Kappos going to Cravath: After three years running the United States Patent and Trademark Office, David Kappos is heading to Cravath, Swaine & Moore, one of the top IP firms in the world and whose roots in patent law date to representation of Thomas Edison in litigation over the light bulb and Samuel Morse’s defense of his telegraph, as The New York Times reports. Kappos is widely credited with having improved the quality, efficiency and fairness of USPTO procedures and helping to usher through congressional passage of the America Invents Act. Don Rosenberg, executive vice president and general counsel of Qualcomm, said the firm’s clients “have gained a true champion of intellectual property rights who understands their critical role in creating incentives to innovate and in protecting our inventions.”

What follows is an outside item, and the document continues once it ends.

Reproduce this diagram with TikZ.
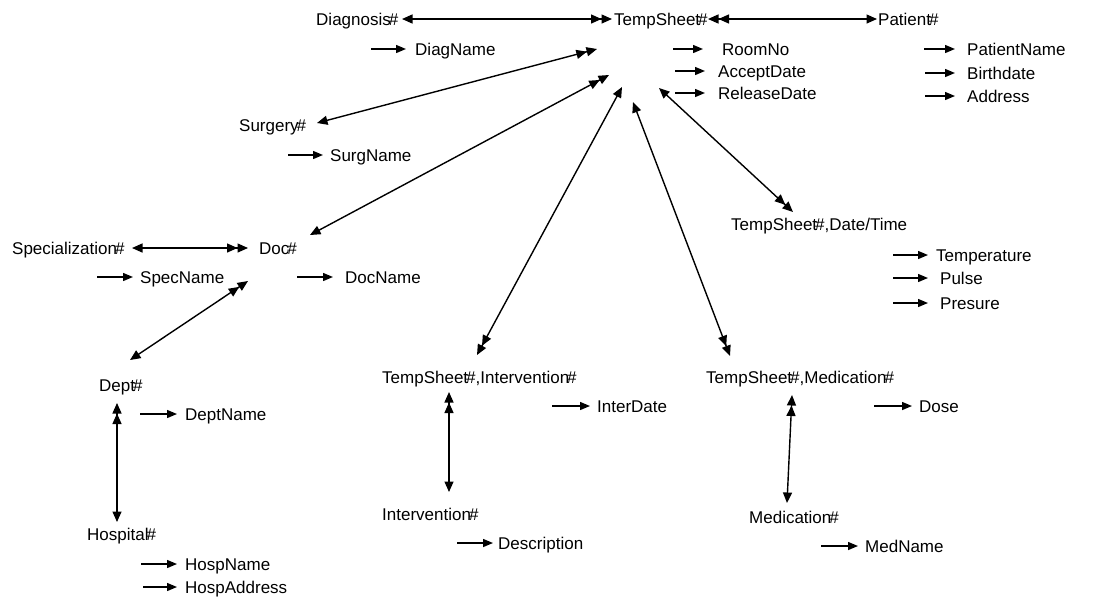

Those who ignore patent history...: “The good news is that the patent sky is not falling,” says Jeffrey I. D. Lewis, president of the American Intellectual Property Law Association, who does a great job putting historical context around the “thicket” of smartphone patent litigation. Lewis cites the developmental histories of the airplane, radio, and MPEG/DVDs – as well as the sewing machine – to demonstrate why the legal and regulatory communities shouldn’t overreact to smartphone suits. “With time, thickets are cleared either by patent-based cooperation (licensing) or competition (lawsuits),” he writes in WIPO Magazine. “Either way innovation continues. Smartphones will still be marketed (until the next new thing appears) and progress will continue unimpeded.”
The economic power of patents: If you want your region to thrive, support research and development, and a strong patent system. The inventions embodied in patents are “a major driver of long-term regional economic performance, especially if the patents are of higher quality,” according to a new analysis from the Brookings Institution.